Gli scandali tra Massa e Carrara. Resta che i carraresi, ingordi, in questi anni non si sono accontentati di tutto quello che è accaduto nel resto del Paese e dalle loro parti non si sono fatti mancare niente.

La sanità, per cominciare. L’Asl 1 di Massa Carrara ha un buco da 300 milioni di euro (con relativa inchiesta e direttore generale cacciato), macchia grossa così nel sistema sanitario all’avanguardia toscano messo in piedi dall’ex assessore alla sanità Enrico Rossi, ora popolarissimo presidente della Toscana. Proprio Rossi, quando ha scoperto il megapasticcio, ha portato i conti in Procura e alla Corte dei conti di Firenze. 

Secondo scandalo: i rifiuti. La Cermec è finita sotto inchiesta (19 indagati) per reati che vanno dall’associazione per delinquere finalizzata a corruzione e concussione fino a peculato, abuso d’ufficio e truffa. La voragine vale 44 milioni di euro, che naturalmente saranno pagati dalla collettività, attraverso le tariffe sui rifiuti.

Perfino i morti, infine. Al cimitero di Mirteto il Nas dei carabinieri scoprì che le salme non venivano cremate, come richiesto dai familiari. Oppure venivano cremate ma a temperature più basse, sempre per risparmiare. Risultato: furono trovati in uno scantinato 550 chili di ceneri e salme (inutile precisare che ai parenti venivano consegnate ceneri che non erano del loro caro). Un processo è in corso, 4 condanne sono state già pronunciate. Un caso, quello delle false cremazioni, che riguarda Massa, ma del resto le due città capoluogo sono distanti 7-8 chilometri.

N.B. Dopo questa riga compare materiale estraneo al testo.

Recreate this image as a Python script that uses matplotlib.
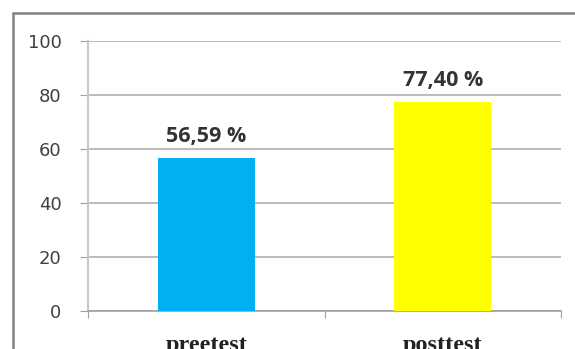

I debiti. I carraresi hanno, per finire, anche il secondo Comune più indebitato d’Italia con una percentuale di debito sulle entrate correnti pari a 252,2% e un debito di 2375 euro pro capite. In Italia sta peggio solo Torino che ha sulle spalle il fardello dei Giochi olimpici invernali. “Ma se loro hanno i debiti per gli investimenti per le Olimpiadi – spiega Zubbani – noi abbiamo quelli per la Strada dei Marmi”.